■ Data block:
****************************************

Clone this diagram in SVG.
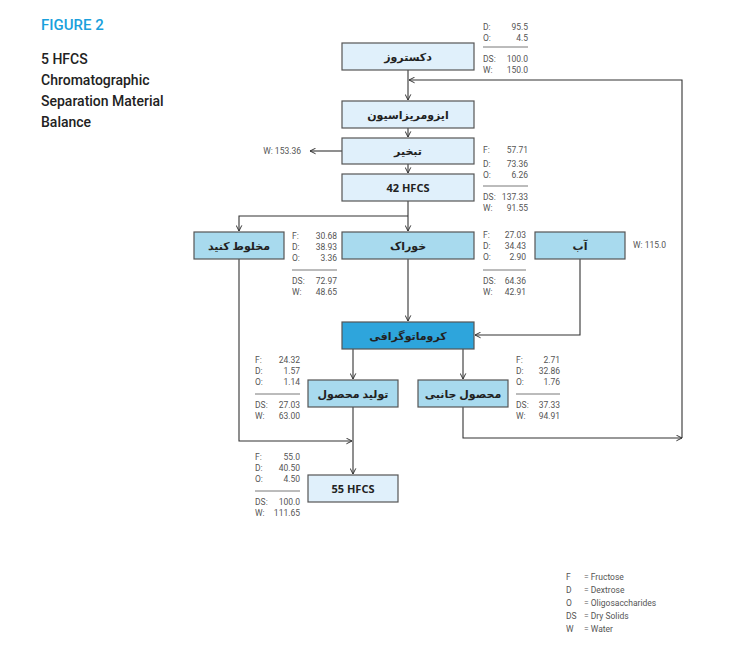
<svg xmlns="http://www.w3.org/2000/svg" width="733" height="658" viewBox="0 0 733 658">
<style>
.b{stroke:#555;stroke-width:1.2}
.l{fill:#e0f0fb}.m{fill:#a8daee}.d{fill:#2ea5dc}
.n{font-family:"Noto Sans","DejaVu Sans",sans-serif;font-weight:bold;font-size:11px;fill:#222;text-anchor:middle}
.t{font-family:Roboto,"Liberation Sans",sans-serif;font-size:8.5px;fill:#555}
.r{text-anchor:end}
.c{fill:none;stroke:#333;stroke-width:1.1}
.sep{stroke:#555;stroke-width:0.8}
</style>
<defs><marker id="a" viewBox="0 0 10 10" refX="9" refY="5" markerWidth="7" markerHeight="7" orient="auto" markerUnits="userSpaceOnUse"><path d="M1,1L9,5L1,9" fill="none" stroke="#333" stroke-width="1.4"/></marker></defs>
<rect width="733" height="658" fill="#fff"/>
<text x="41" y="30" font-family="Roboto,'Liberation Sans',sans-serif" font-size="15" font-weight="500" fill="#1aa0dc">FIGURE 2</text>
<g font-family="Roboto,'Liberation Sans',sans-serif" font-size="14" font-weight="500" fill="#222">
<text x="41" y="64">5 HFCS</text><text x="41" y="85">Chromatographic</text><text x="41" y="106">Separation Material</text><text x="41" y="127">Balance</text></g>
<g id="connectors" class="c">
<path d="M408,70V100" marker-end="url(#a)"/>
<path d="M682,438V80H409" marker-end="url(#a)"/>
<path d="M408,128V137" marker-end="url(#a)"/>
<path d="M408,164V173" marker-end="url(#a)"/>
<path d="M342,151H310" marker-end="url(#a)"/>
<path d="M408,201V231" marker-end="url(#a)"/>
<path d="M408,216H239V231" marker-end="url(#a)"/>
<path d="M408,259V321" marker-end="url(#a)"/>
<path d="M580,259V335H475" marker-end="url(#a)"/>
<path d="M353,349V379" marker-end="url(#a)"/>
<path d="M463,349V379" marker-end="url(#a)"/>
<path d="M239,259V441H352" marker-end="url(#a)"/>
<path d="M353,407V474" marker-end="url(#a)"/>
<path d="M463,407V438H682" marker-end="url(#a)"/>
</g>
<g id="dextrose"><rect class="b l" x="342" y="43" width="132" height="27"/><text class="n" x="408" y="61">دکستروز</text></g>
<g id="isomer"><rect class="b l" x="342" y="101" width="132" height="27"/><text class="n" x="408" y="119">ایزومریزاسیون</text></g>
<g id="evap"><rect class="b l" x="342" y="138" width="132" height="26"/><text class="n" x="408" y="155">تبخیر</text></g>
<g id="hfcs42"><rect class="b l" x="342" y="174" width="132" height="27"/><text class="n" x="408" y="192" font-size="12">42 HFCS</text></g>
<g id="mix"><rect class="b m" x="194" y="232" width="90" height="27"/><text class="n" x="239" y="250">مخلوط کنید</text></g>
<g id="feed"><rect class="b m" x="342" y="232" width="132" height="27"/><text class="n" x="408" y="250">خوراک</text></g>
<g id="water"><rect class="b m" x="535" y="232" width="90" height="27"/><text class="n" x="580" y="250">آب</text></g>
<g id="chrom"><rect class="b d" x="342" y="322" width="132" height="27"/><text class="n" x="408" y="340">کروماتوگرافی</text></g>
<g id="product"><rect class="b m" x="308" y="380" width="90" height="27"/><text class="n" x="353" y="398">تولید محصول</text></g>
<g id="side"><rect class="b m" x="418" y="380" width="90" height="27"/><text class="n" x="463" y="398">محصول جانبی</text></g>
<g id="hfcs55"><rect class="b l" x="308" y="475" width="90" height="27"/><text class="n" x="353" y="493" font-weight="normal" font-family="Roboto,'Liberation Sans',sans-serif">55 HFCS</text></g>
<g class="t">
<text x="483" y="30">D:</text><text class="r" x="528" y="30">95.5</text><text x="483" y="41">O:</text><text class="r" x="528" y="41">4.5</text><line class="sep" x1="483" x2="528" y1="47" y2="47"/><text x="483" y="62">DS:</text><text class="r" x="528" y="62">100.0</text><text x="483" y="73">W:</text><text class="r" x="528" y="73">150.0</text>
<text class="r" x="301" y="154">W: 153.36</text>
<text x="483" y="153">F:</text><text class="r" x="528" y="153">57.71</text><text x="483" y="167">D:</text><text class="r" x="528" y="167">73.36</text><text x="483" y="178">O:</text><text class="r" x="528" y="178">6.26</text><line class="sep" x1="483" x2="528" y1="186" y2="186"/><text x="483" y="200">DS:</text><text class="r" x="528" y="200">137.33</text><text x="483" y="211">W:</text><text class="r" x="528" y="211">91.55</text>
<text x="292" y="239">F:</text><text class="r" x="337" y="239">30.68</text><text x="292" y="250">D:</text><text class="r" x="337" y="250">38.93</text><text x="292" y="261">O:</text><text class="r" x="337" y="261">3.36</text><line class="sep" x1="292" x2="337" y1="270" y2="270"/><text x="292" y="284">DS:</text><text class="r" x="337" y="284">72.97</text><text x="292" y="295">W:</text><text class="r" x="337" y="295">48.65</text>
<text x="483" y="238">F:</text><text class="r" x="526" y="238">27.03</text><text x="483" y="249">D:</text><text class="r" x="526" y="249">34.43</text><text x="483" y="260">O:</text><text class="r" x="526" y="260">2.90</text><line class="sep" x1="483" x2="526" y1="270" y2="270"/><text x="483" y="284">DS:</text><text class="r" x="526" y="284">64.36</text><text x="483" y="295">W:</text><text class="r" x="526" y="295">42.91</text>
<text x="633" y="248">W: 115.0</text>
<text x="255" y="363">F:</text><text class="r" x="300" y="363">24.32</text><text x="255" y="374">D:</text><text class="r" x="300" y="374">1.57</text><text x="255" y="385">O:</text><text class="r" x="300" y="385">1.14</text><line class="sep" x1="255" x2="300" y1="394" y2="394"/><text x="255" y="408">DS:</text><text class="r" x="300" y="408">27.03</text><text x="255" y="419">W:</text><text class="r" x="300" y="419">63.00</text>
<text x="516" y="363">F:</text><text class="r" x="560" y="363">2.71</text><text x="516" y="374">D:</text><text class="r" x="560" y="374">32.86</text><text x="516" y="385">O:</text><text class="r" x="560" y="385">1.76</text><line class="sep" x1="516" x2="560" y1="394" y2="394"/><text x="516" y="408">DS:</text><text class="r" x="560" y="408">37.33</text><text x="516" y="419">W:</text><text class="r" x="560" y="419">94.91</text>
<text x="255" y="460">F:</text><text class="r" x="300" y="460">55.0</text><text x="255" y="471">D:</text><text class="r" x="300" y="471">40.50</text><text x="255" y="482">O:</text><text class="r" x="300" y="482">4.50</text><line class="sep" x1="255" x2="300" y1="491" y2="491"/><text x="255" y="505">DS:</text><text class="r" x="300" y="505">100.0</text><text x="255" y="516">W:</text><text class="r" x="300" y="516">111.65</text>
</g>
<g class="t" font-size="9.5" fill="#333">
<text x="566" y="580">F</text><text x="584" y="580">= Fructose</text>
<text x="566" y="593">D</text><text x="584" y="593">= Dextrose</text>
<text x="566" y="606">O</text><text x="584" y="606">= Oligosaccharides</text>
<text x="566" y="619">DS</text><text x="584" y="619">= Dry Solids</text>
<text x="566" y="632">W</text><text x="584" y="632">= Water</text>
</g>
</svg>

****************************************

■ What needs to be done:
Omit every picture while copying the listing above exactly.

■ Answer below:
Clone this diagram in SVG.
<svg xmlns="http://www.w3.org/2000/svg" width="733" height="658" viewBox="0 0 733 658">
<style>
.b{stroke:#555;stroke-width:1.2}
.l{fill:#e0f0fb}.m{fill:#a8daee}.d{fill:#2ea5dc}
.n{font-family:"Noto Sans","DejaVu Sans",sans-serif;font-weight:bold;font-size:11px;fill:#222;text-anchor:middle}
.t{font-family:Roboto,"Liberation Sans",sans-serif;font-size:8.5px;fill:#555}
.r{text-anchor:end}
.c{fill:none;stroke:#333;stroke-width:1.1}
.sep{stroke:#555;stroke-width:0.8}
</style>
<defs><marker id="a" viewBox="0 0 10 10" refX="9" refY="5" markerWidth="7" markerHeight="7" orient="auto" markerUnits="userSpaceOnUse"><path d="M1,1L9,5L1,9" fill="none" stroke="#333" stroke-width="1.4"/></marker></defs>
<rect width="733" height="658" fill="#fff"/>
<text x="41" y="30" font-family="Roboto,'Liberation Sans',sans-serif" font-size="15" font-weight="500" fill="#1aa0dc">FIGURE 2</text>
<g font-family="Roboto,'Liberation Sans',sans-serif" font-size="14" font-weight="500" fill="#222">
<text x="41" y="64">5 HFCS</text><text x="41" y="85">Chromatographic</text><text x="41" y="106">Separation Material</text><text x="41" y="127">Balance</text></g>
<g id="connectors" class="c">
<path d="M408,70V100" marker-end="url(#a)"/>
<path d="M682,438V80H409" marker-end="url(#a)"/>
<path d="M408,128V137" marker-end="url(#a)"/>
<path d="M408,164V173" marker-end="url(#a)"/>
<path d="M342,151H310" marker-end="url(#a)"/>
<path d="M408,201V231" marker-end="url(#a)"/>
<path d="M408,216H239V231" marker-end="url(#a)"/>
<path d="M408,259V321" marker-end="url(#a)"/>
<path d="M580,259V335H475" marker-end="url(#a)"/>
<path d="M353,349V379" marker-end="url(#a)"/>
<path d="M463,349V379" marker-end="url(#a)"/>
<path d="M239,259V441H352" marker-end="url(#a)"/>
<path d="M353,407V474" marker-end="url(#a)"/>
<path d="M463,407V438H682" marker-end="url(#a)"/>
</g>
<g id="dextrose"><rect class="b l" x="342" y="43" width="132" height="27"/><text class="n" x="408" y="61">دکستروز</text></g>
<g id="isomer"><rect class="b l" x="342" y="101" width="132" height="27"/><text class="n" x="408" y="119">ایزومریزاسیون</text></g>
<g id="evap"><rect class="b l" x="342" y="138" width="132" height="26"/><text class="n" x="408" y="155">تبخیر</text></g>
<g id="hfcs42"><rect class="b l" x="342" y="174" width="132" height="27"/><text class="n" x="408" y="192" font-size="12">42 HFCS</text></g>
<g id="mix"><rect class="b m" x="194" y="232" width="90" height="27"/><text class="n" x="239" y="250">مخلوط کنید</text></g>
<g id="feed"><rect class="b m" x="342" y="232" width="132" height="27"/><text class="n" x="408" y="250">خوراک</text></g>
<g id="water"><rect class="b m" x="535" y="232" width="90" height="27"/><text class="n" x="580" y="250">آب</text></g>
<g id="chrom"><rect class="b d" x="342" y="322" width="132" height="27"/><text class="n" x="408" y="340">کروماتوگرافی</text></g>
<g id="product"><rect class="b m" x="308" y="380" width="90" height="27"/><text class="n" x="353" y="398">تولید محصول</text></g>
<g id="side"><rect class="b m" x="418" y="380" width="90" height="27"/><text class="n" x="463" y="398">محصول جانبی</text></g>
<g id="hfcs55"><rect class="b l" x="308" y="475" width="90" height="27"/><text class="n" x="353" y="493" font-weight="normal" font-family="Roboto,'Liberation Sans',sans-serif">55 HFCS</text></g>
<g class="t">
<text x="483" y="30">D:</text><text class="r" x="528" y="30">95.5</text><text x="483" y="41">O:</text><text class="r" x="528" y="41">4.5</text><line class="sep" x1="483" x2="528" y1="47" y2="47"/><text x="483" y="62">DS:</text><text class="r" x="528" y="62">100.0</text><text x="483" y="73">W:</text><text class="r" x="528" y="73">150.0</text>
<text class="r" x="301" y="154">W: 153.36</text>
<text x="483" y="153">F:</text><text class="r" x="528" y="153">57.71</text><text x="483" y="167">D:</text><text class="r" x="528" y="167">73.36</text><text x="483" y="178">O:</text><text class="r" x="528" y="178">6.26</text><line class="sep" x1="483" x2="528" y1="186" y2="186"/><text x="483" y="200">DS:</text><text class="r" x="528" y="200">137.33</text><text x="483" y="211">W:</text><text class="r" x="528" y="211">91.55</text>
<text x="292" y="239">F:</text><text class="r" x="337" y="239">30.68</text><text x="292" y="250">D:</text><text class="r" x="337" y="250">38.93</text><text x="292" y="261">O:</text><text class="r" x="337" y="261">3.36</text><line class="sep" x1="292" x2="337" y1="270" y2="270"/><text x="292" y="284">DS:</text><text class="r" x="337" y="284">72.97</text><text x="292" y="295">W:</text><text class="r" x="337" y="295">48.65</text>
<text x="483" y="238">F:</text><text class="r" x="526" y="238">27.03</text><text x="483" y="249">D:</text><text class="r" x="526" y="249">34.43</text><text x="483" y="260">O:</text><text class="r" x="526" y="260">2.90</text><line class="sep" x1="483" x2="526" y1="270" y2="270"/><text x="483" y="284">DS:</text><text class="r" x="526" y="284">64.36</text><text x="483" y="295">W:</text><text class="r" x="526" y="295">42.91</text>
<text x="633" y="248">W: 115.0</text>
<text x="255" y="363">F:</text><text class="r" x="300" y="363">24.32</text><text x="255" y="374">D:</text><text class="r" x="300" y="374">1.57</text><text x="255" y="385">O:</text><text class="r" x="300" y="385">1.14</text><line class="sep" x1="255" x2="300" y1="394" y2="394"/><text x="255" y="408">DS:</text><text class="r" x="300" y="408">27.03</text><text x="255" y="419">W:</text><text class="r" x="300" y="419">63.00</text>
<text x="516" y="363">F:</text><text class="r" x="560" y="363">2.71</text><text x="516" y="374">D:</text><text class="r" x="560" y="374">32.86</text><text x="516" y="385">O:</text><text class="r" x="560" y="385">1.76</text><line class="sep" x1="516" x2="560" y1="394" y2="394"/><text x="516" y="408">DS:</text><text class="r" x="560" y="408">37.33</text><text x="516" y="419">W:</text><text class="r" x="560" y="419">94.91</text>
<text x="255" y="460">F:</text><text class="r" x="300" y="460">55.0</text><text x="255" y="471">D:</text><text class="r" x="300" y="471">40.50</text><text x="255" y="482">O:</text><text class="r" x="300" y="482">4.50</text><line class="sep" x1="255" x2="300" y1="491" y2="491"/><text x="255" y="505">DS:</text><text class="r" x="300" y="505">100.0</text><text x="255" y="516">W:</text><text class="r" x="300" y="516">111.65</text>
</g>
<g class="t" font-size="9.5" fill="#333">
<text x="566" y="580">F</text><text x="584" y="580">= Fructose</text>
<text x="566" y="593">D</text><text x="584" y="593">= Dextrose</text>
<text x="566" y="606">O</text><text x="584" y="606">= Oligosaccharides</text>
<text x="566" y="619">DS</text><text x="584" y="619">= Dry Solids</text>
<text x="566" y="632">W</text><text x="584" y="632">= Water</text>
</g>
</svg>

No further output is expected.